My sister’s friend Alicia had been planning to drive to Arizona to meet her husband and in-laws for the holiday. She was en-route when she noticed her car was acting a little wonky. She decided to turn around and head home, rather than risk the car breaking down in the middle of the desert somewhere. Not long after she did her about face, some other cars were signaling to her that her tires weren’t right. She was pulling over to the side of the freeway, when her tire shot right off her car, across four lanes of traffic, jumped the divider, and lodged itself under a Winnebago going in the other direction. Miraculously, no one was hurt and there was no major damage to either of the vehicles (except for the obvious lack of tire on her car).

Alicia got home and called us to say she would be joining us for dinner, once her heart started beating at a more regular pace. I was floored. This seemed like the sort of thing that could only happen to me and my family on Thanksgiving. It had all the classic signs: random events that cause stress, but no permanent damage; bizarre and unlikely circumstances; and the resulting story to share for the entertainment of holiday guests…once the adrenaline had dissipated enough for speech to resume.

At this point, I thought of The Thanksgiving Stupidity Curse, and I was going to mention to my sister that maybe Alicia took a bullet for us this year, sparing us from experiencing the curse for ourselves. Just then, Dana burst into the yard to tell me that the love of her life, her eight-pound dog, Nemo, was missing.

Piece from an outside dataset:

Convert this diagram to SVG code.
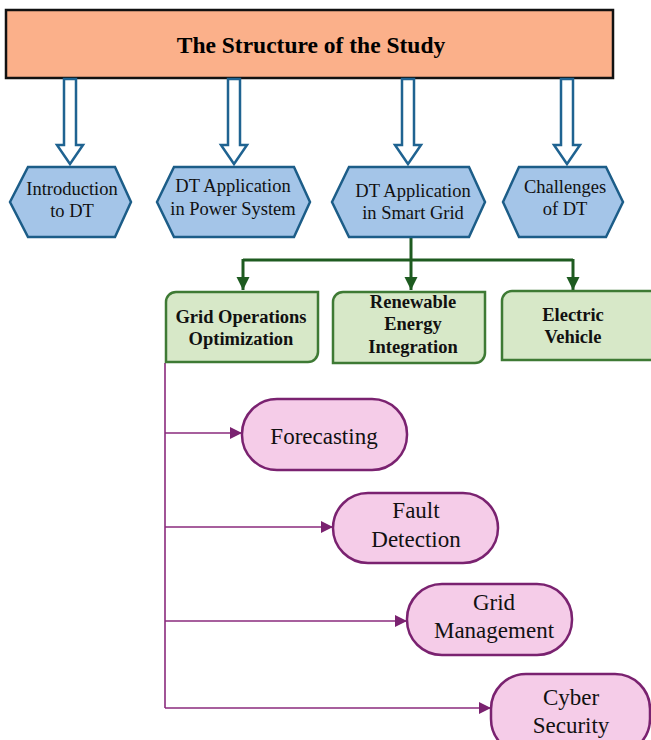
<svg xmlns="http://www.w3.org/2000/svg" width="651" height="740" viewBox="0 0 651 740">
<defs>
<style>
.title{font-family:"Liberation Serif",serif;font-weight:bold;font-size:23.5px;fill:#000}
.hex{fill:#a4c5e8;stroke:#1c5d88;stroke-width:2.5}
.hext{font-family:"Liberation Serif",serif;font-size:18.5px;fill:#111;text-anchor:middle}
.hollow{fill:#fff;stroke:#1f6391;stroke-width:2.5;stroke-linejoin:miter}
.gbox{fill:#d7e8c8;stroke:#3e7a34;stroke-width:2.5}
.gt{font-family:"Liberation Serif",serif;font-weight:bold;font-size:18.5px;fill:#111;text-anchor:middle}
.gline{fill:none;stroke:#1e5b20;stroke-width:3}
.pbox{fill:#f5cce8;stroke:#7a2270;stroke-width:2.5}
.pt{font-family:"Liberation Serif",serif;font-size:23px;fill:#111;text-anchor:middle}
.pline{fill:none;stroke:#8a2a7c;stroke-width:1.6}
</style>
<marker id="ga" viewBox="0 0 10 10" refX="10" refY="5" markerWidth="4.4" markerHeight="4.4" markerUnits="strokeWidth" orient="auto">
<path d="M0,0 L10,5 L0,10 Z" fill="#1e5b20"/>
</marker>
<marker id="pa" viewBox="0 0 10 10" refX="10" refY="5" markerWidth="7.5" markerHeight="7.5" markerUnits="strokeWidth" orient="auto">
<path d="M0,0 L10,5 L0,10 Z" fill="#7a2270"/>
</marker>
</defs>
<rect width="651" height="740" fill="#fff"/>

<g id="title">
<rect x="6" y="10" width="607" height="68" fill="#fbb08a" stroke="#111" stroke-width="2.5"/>
<text class="title" x="311" y="53" text-anchor="middle">The Structure of the Study</text>
</g>

<g id="connectors">
<path class="hollow" d="M64,79 V145 H57 L70,164 L83,145 H76 V79 Z"/>
<path class="hollow" d="M228,79 V145 H221 L234,164 L247,145 H240 V79 Z"/>
<path class="hollow" d="M402,79 V145 H395 L408,164 L421,145 H414 V79 Z"/>
<path class="hollow" d="M561,79 V145 H554 L567,164 L580,145 H573 V79 Z"/>
<path class="gline" d="M411,238 V290" marker-end="url(#ga)"/>
<path class="gline" d="M243,260 H573"/>
<path class="gline" d="M243,259 V290" marker-end="url(#ga)"/>
<path class="gline" d="M573,259 V290" marker-end="url(#ga)"/>
<path class="pline" d="M165,363 V708"/>
<path class="pline" d="M165,433 H242" marker-end="url(#pa)"/>
<path class="pline" d="M165,527 H333" marker-end="url(#pa)"/>
<path class="pline" d="M165,621 H407" marker-end="url(#pa)"/>
<path class="pline" d="M165,708 H491" marker-end="url(#pa)"/>
</g>

<g id="intro">
<polygon class="hex" points="10,202 28,167 115,167 131,202 115,237 28,237"/>
<text class="hext" x="72" y="195">Introduction</text>
<text class="hext" x="72" y="217">to DT</text>
</g>
<g id="power">
<polygon class="hex" points="157,202 174,167 294,167 310,202 294,237 174,237"/>
<text class="hext" x="233" y="192">DT Application</text>
<text class="hext" x="233" y="215">in Power System</text>
</g>
<g id="smart">
<polygon class="hex" points="332,202 349,167 469,167 485,202 469,237 349,237"/>
<text class="hext" x="413" y="197">DT Application</text>
<text class="hext" x="413" y="219">in Smart Grid</text>
</g>
<g id="challenges">
<polygon class="hex" points="503,202 519,167 606,167 623,202 606,237 519,237"/>
<text class="hext" x="565" y="193">Challenges</text>
<text class="hext" x="565" y="215">of DT</text>
</g>

<g id="gridops">
<path class="gbox" d="M176,292 H318 V352 A10,10 0 0 1 308,362 H166 V302 A10,10 0 0 1 176,292 Z"/>
<text class="gt" x="241" y="323">Grid Operations</text>
<text class="gt" x="241" y="345">Optimization</text>
</g>
<g id="renewable">
<path class="gbox" d="M343,292 H485 V353 A10,10 0 0 1 475,363 H333 V302 A10,10 0 0 1 343,292 Z"/>
<text class="gt" x="413" y="308">Renewable</text>
<text class="gt" x="413" y="330">Energy</text>
<text class="gt" x="413" y="353">Integration</text>
</g>
<g id="ev">
<path class="gbox" d="M512,291 H660 V360 H502 V301 A10,10 0 0 1 512,291 Z"/>
<text class="gt" x="573" y="321">Electric</text>
<text class="gt" x="573" y="343">Vehicle</text>
</g>

<g id="forecasting">
<rect class="pbox" x="242" y="399" width="165" height="71" rx="35" ry="35"/>
<text class="pt" x="324" y="444">Forecasting</text>
</g>
<g id="fault">
<rect class="pbox" x="333" y="493" width="165" height="70" rx="35" ry="35"/>
<text class="pt" x="416" y="518">Fault</text>
<text class="pt" x="416" y="547">Detection</text>
</g>
<g id="gridmgmt">
<rect class="pbox" x="407" y="584" width="165" height="71" rx="35" ry="35"/>
<text class="pt" x="494" y="610">Grid</text>
<text class="pt" x="494" y="638">Management</text>
</g>
<g id="cyber">
<rect class="pbox" x="491" y="674" width="159" height="80" rx="35" ry="35"/>
<text class="pt" x="571" y="705">Cyber</text>
<text class="pt" x="571" y="733">Security</text>
</g>
</svg>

Nemo is a funny little love of a dog who never lets his one gimpy leg get in the way of a good romp. And just because he leads the most loved and spoiled life possible for any dog, doesn’t mean he won’t jump at the chance to escape out an open door and explore a bit of the big world. Since he’s so small, it’s easy to overlook him if you’re not watching, and with all the party guests coming in and out, he must have slipped out at some point.

Our guests were all drinking and talking in the yard, but Dana has an uncanny sense for knowing when Nemo’s in trouble, and somehow she just felt that he wasn’t in the house. She went in from the back yard to look for him, and immediately panicked when he wasn’t in his usual spots. She came out to get me, and we both went flying through the house and out the front door to look for him.

It only took one or two calls from his mama to get Nemo to come prancing home from his neighborhood adventure, tail wagging and tags jangling. He was scooped up and smothered with hugs and kisses from a near hysterical Dana, while I calmed her with the knowledge that he was home and was safe and that all is well that ends well, especially on Thanksgiving…until next year.